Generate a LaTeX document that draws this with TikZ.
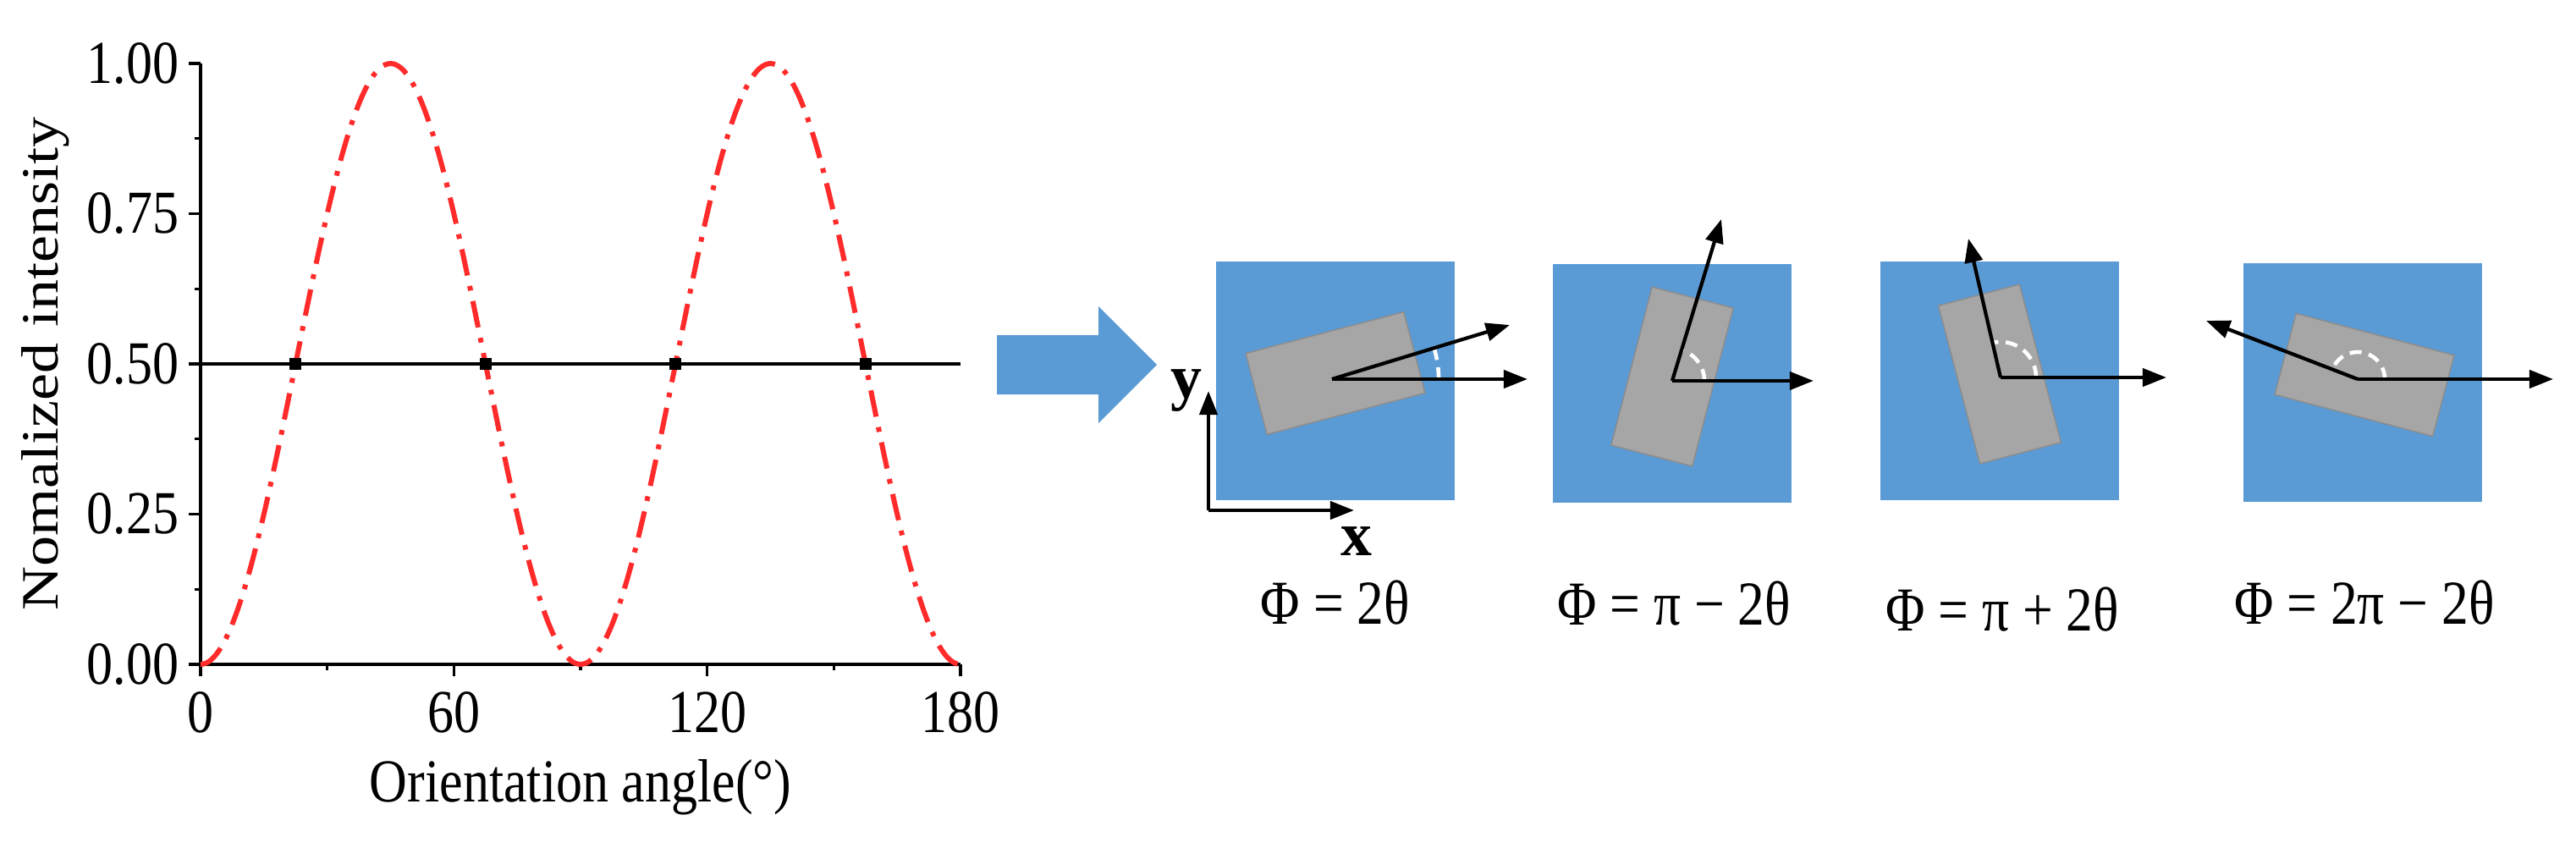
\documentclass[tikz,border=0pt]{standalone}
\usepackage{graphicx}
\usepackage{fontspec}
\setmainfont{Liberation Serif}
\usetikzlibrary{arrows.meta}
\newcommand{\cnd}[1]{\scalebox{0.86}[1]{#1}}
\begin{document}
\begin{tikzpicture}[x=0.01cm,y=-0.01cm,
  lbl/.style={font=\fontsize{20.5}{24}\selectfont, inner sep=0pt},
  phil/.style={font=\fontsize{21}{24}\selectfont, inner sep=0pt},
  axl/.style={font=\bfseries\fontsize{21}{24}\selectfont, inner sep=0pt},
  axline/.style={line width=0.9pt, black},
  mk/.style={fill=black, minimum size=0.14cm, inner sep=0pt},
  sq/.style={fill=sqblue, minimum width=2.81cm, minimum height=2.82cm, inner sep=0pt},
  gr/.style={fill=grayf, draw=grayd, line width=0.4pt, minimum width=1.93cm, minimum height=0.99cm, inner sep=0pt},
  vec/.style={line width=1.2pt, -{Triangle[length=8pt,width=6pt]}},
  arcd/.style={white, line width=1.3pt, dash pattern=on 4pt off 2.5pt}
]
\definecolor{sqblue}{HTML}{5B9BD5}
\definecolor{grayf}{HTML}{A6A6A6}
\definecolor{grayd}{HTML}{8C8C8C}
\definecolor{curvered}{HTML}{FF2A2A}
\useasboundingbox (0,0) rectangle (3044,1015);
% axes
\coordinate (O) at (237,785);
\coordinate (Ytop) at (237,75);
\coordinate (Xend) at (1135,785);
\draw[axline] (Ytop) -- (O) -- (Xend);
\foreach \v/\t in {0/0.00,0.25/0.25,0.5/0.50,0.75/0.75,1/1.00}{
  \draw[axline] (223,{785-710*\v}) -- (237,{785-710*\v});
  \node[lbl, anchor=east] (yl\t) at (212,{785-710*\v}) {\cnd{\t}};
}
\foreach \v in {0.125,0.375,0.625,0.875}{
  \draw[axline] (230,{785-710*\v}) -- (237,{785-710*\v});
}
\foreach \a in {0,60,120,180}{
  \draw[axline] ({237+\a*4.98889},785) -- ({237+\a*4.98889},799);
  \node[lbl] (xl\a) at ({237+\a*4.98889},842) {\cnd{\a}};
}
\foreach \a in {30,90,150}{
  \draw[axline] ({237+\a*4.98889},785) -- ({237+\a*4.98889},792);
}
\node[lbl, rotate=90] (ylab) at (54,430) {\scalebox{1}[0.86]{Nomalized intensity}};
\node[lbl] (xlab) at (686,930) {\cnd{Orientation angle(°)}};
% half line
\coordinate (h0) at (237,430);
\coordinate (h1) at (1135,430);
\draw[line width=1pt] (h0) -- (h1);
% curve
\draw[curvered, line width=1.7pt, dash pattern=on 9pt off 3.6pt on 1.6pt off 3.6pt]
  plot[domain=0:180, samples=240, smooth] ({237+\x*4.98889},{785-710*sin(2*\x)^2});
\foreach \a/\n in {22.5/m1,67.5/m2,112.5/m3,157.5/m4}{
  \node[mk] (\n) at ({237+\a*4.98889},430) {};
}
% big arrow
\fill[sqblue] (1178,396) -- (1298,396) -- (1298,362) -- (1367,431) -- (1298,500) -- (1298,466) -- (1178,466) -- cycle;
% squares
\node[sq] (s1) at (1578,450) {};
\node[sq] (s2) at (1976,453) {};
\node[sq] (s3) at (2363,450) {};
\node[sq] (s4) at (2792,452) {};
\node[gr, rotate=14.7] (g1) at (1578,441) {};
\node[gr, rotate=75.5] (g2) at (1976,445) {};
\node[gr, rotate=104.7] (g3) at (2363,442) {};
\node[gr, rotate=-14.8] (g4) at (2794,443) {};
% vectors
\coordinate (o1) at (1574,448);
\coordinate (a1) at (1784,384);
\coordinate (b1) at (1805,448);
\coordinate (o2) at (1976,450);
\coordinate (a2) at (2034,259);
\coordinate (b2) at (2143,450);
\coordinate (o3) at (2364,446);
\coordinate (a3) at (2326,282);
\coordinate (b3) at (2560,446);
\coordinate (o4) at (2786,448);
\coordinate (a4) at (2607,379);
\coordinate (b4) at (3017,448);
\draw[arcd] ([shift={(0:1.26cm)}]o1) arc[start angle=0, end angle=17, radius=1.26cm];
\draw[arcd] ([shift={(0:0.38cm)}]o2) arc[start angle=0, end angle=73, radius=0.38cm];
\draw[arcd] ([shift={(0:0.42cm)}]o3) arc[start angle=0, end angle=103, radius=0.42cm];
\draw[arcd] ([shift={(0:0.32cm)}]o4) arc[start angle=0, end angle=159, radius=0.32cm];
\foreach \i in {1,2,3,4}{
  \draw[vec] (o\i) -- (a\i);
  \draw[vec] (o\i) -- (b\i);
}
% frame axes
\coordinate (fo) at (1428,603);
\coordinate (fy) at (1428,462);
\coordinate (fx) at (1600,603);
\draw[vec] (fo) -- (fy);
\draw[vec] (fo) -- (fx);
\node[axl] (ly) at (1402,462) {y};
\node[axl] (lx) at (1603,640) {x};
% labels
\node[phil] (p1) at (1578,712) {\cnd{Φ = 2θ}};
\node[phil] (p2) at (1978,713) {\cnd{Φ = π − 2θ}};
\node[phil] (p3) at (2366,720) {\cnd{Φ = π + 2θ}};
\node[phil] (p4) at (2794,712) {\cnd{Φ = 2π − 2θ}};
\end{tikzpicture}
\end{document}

• [WRITTEN TASK]
Copy out all of the data word for word. Do not carry over any picture.

• [OUTPUT OF THE TASK]
Generate a LaTeX document that draws this with TikZ.
\documentclass[tikz,border=0pt]{standalone}
\usepackage{graphicx}
\usepackage{fontspec}
\setmainfont{Liberation Serif}
\usetikzlibrary{arrows.meta}
\newcommand{\cnd}[1]{\scalebox{0.86}[1]{#1}}
\begin{document}
\begin{tikzpicture}[x=0.01cm,y=-0.01cm,
  lbl/.style={font=\fontsize{20.5}{24}\selectfont, inner sep=0pt},
  phil/.style={font=\fontsize{21}{24}\selectfont, inner sep=0pt},
  axl/.style={font=\bfseries\fontsize{21}{24}\selectfont, inner sep=0pt},
  axline/.style={line width=0.9pt, black},
  mk/.style={fill=black, minimum size=0.14cm, inner sep=0pt},
  sq/.style={fill=sqblue, minimum width=2.81cm, minimum height=2.82cm, inner sep=0pt},
  gr/.style={fill=grayf, draw=grayd, line width=0.4pt, minimum width=1.93cm, minimum height=0.99cm, inner sep=0pt},
  vec/.style={line width=1.2pt, -{Triangle[length=8pt,width=6pt]}},
  arcd/.style={white, line width=1.3pt, dash pattern=on 4pt off 2.5pt}
]
\definecolor{sqblue}{HTML}{5B9BD5}
\definecolor{grayf}{HTML}{A6A6A6}
\definecolor{grayd}{HTML}{8C8C8C}
\definecolor{curvered}{HTML}{FF2A2A}
\useasboundingbox (0,0) rectangle (3044,1015);
% axes
\coordinate (O) at (237,785);
\coordinate (Ytop) at (237,75);
\coordinate (Xend) at (1135,785);
\draw[axline] (Ytop) -- (O) -- (Xend);
\foreach \v/\t in {0/0.00,0.25/0.25,0.5/0.50,0.75/0.75,1/1.00}{
  \draw[axline] (223,{785-710*\v}) -- (237,{785-710*\v});
  \node[lbl, anchor=east] (yl\t) at (212,{785-710*\v}) {\cnd{\t}};
}
\foreach \v in {0.125,0.375,0.625,0.875}{
  \draw[axline] (230,{785-710*\v}) -- (237,{785-710*\v});
}
\foreach \a in {0,60,120,180}{
  \draw[axline] ({237+\a*4.98889},785) -- ({237+\a*4.98889},799);
  \node[lbl] (xl\a) at ({237+\a*4.98889},842) {\cnd{\a}};
}
\foreach \a in {30,90,150}{
  \draw[axline] ({237+\a*4.98889},785) -- ({237+\a*4.98889},792);
}
\node[lbl, rotate=90] (ylab) at (54,430) {\scalebox{1}[0.86]{Nomalized intensity}};
\node[lbl] (xlab) at (686,930) {\cnd{Orientation angle(°)}};
% half line
\coordinate (h0) at (237,430);
\coordinate (h1) at (1135,430);
\draw[line width=1pt] (h0) -- (h1);
% curve
\draw[curvered, line width=1.7pt, dash pattern=on 9pt off 3.6pt on 1.6pt off 3.6pt]
  plot[domain=0:180, samples=240, smooth] ({237+\x*4.98889},{785-710*sin(2*\x)^2});
\foreach \a/\n in {22.5/m1,67.5/m2,112.5/m3,157.5/m4}{
  \node[mk] (\n) at ({237+\a*4.98889},430) {};
}
% big arrow
\fill[sqblue] (1178,396) -- (1298,396) -- (1298,362) -- (1367,431) -- (1298,500) -- (1298,466) -- (1178,466) -- cycle;
% squares
\node[sq] (s1) at (1578,450) {};
\node[sq] (s2) at (1976,453) {};
\node[sq] (s3) at (2363,450) {};
\node[sq] (s4) at (2792,452) {};
\node[gr, rotate=14.7] (g1) at (1578,441) {};
\node[gr, rotate=75.5] (g2) at (1976,445) {};
\node[gr, rotate=104.7] (g3) at (2363,442) {};
\node[gr, rotate=-14.8] (g4) at (2794,443) {};
% vectors
\coordinate (o1) at (1574,448);
\coordinate (a1) at (1784,384);
\coordinate (b1) at (1805,448);
\coordinate (o2) at (1976,450);
\coordinate (a2) at (2034,259);
\coordinate (b2) at (2143,450);
\coordinate (o3) at (2364,446);
\coordinate (a3) at (2326,282);
\coordinate (b3) at (2560,446);
\coordinate (o4) at (2786,448);
\coordinate (a4) at (2607,379);
\coordinate (b4) at (3017,448);
\draw[arcd] ([shift={(0:1.26cm)}]o1) arc[start angle=0, end angle=17, radius=1.26cm];
\draw[arcd] ([shift={(0:0.38cm)}]o2) arc[start angle=0, end angle=73, radius=0.38cm];
\draw[arcd] ([shift={(0:0.42cm)}]o3) arc[start angle=0, end angle=103, radius=0.42cm];
\draw[arcd] ([shift={(0:0.32cm)}]o4) arc[start angle=0, end angle=159, radius=0.32cm];
\foreach \i in {1,2,3,4}{
  \draw[vec] (o\i) -- (a\i);
  \draw[vec] (o\i) -- (b\i);
}
% frame axes
\coordinate (fo) at (1428,603);
\coordinate (fy) at (1428,462);
\coordinate (fx) at (1600,603);
\draw[vec] (fo) -- (fy);
\draw[vec] (fo) -- (fx);
\node[axl] (ly) at (1402,462) {y};
\node[axl] (lx) at (1603,640) {x};
% labels
\node[phil] (p1) at (1578,712) {\cnd{Φ = 2θ}};
\node[phil] (p2) at (1978,713) {\cnd{Φ = π − 2θ}};
\node[phil] (p3) at (2366,720) {\cnd{Φ = π + 2θ}};
\node[phil] (p4) at (2794,712) {\cnd{Φ = 2π − 2θ}};
\end{tikzpicture}
\end{document}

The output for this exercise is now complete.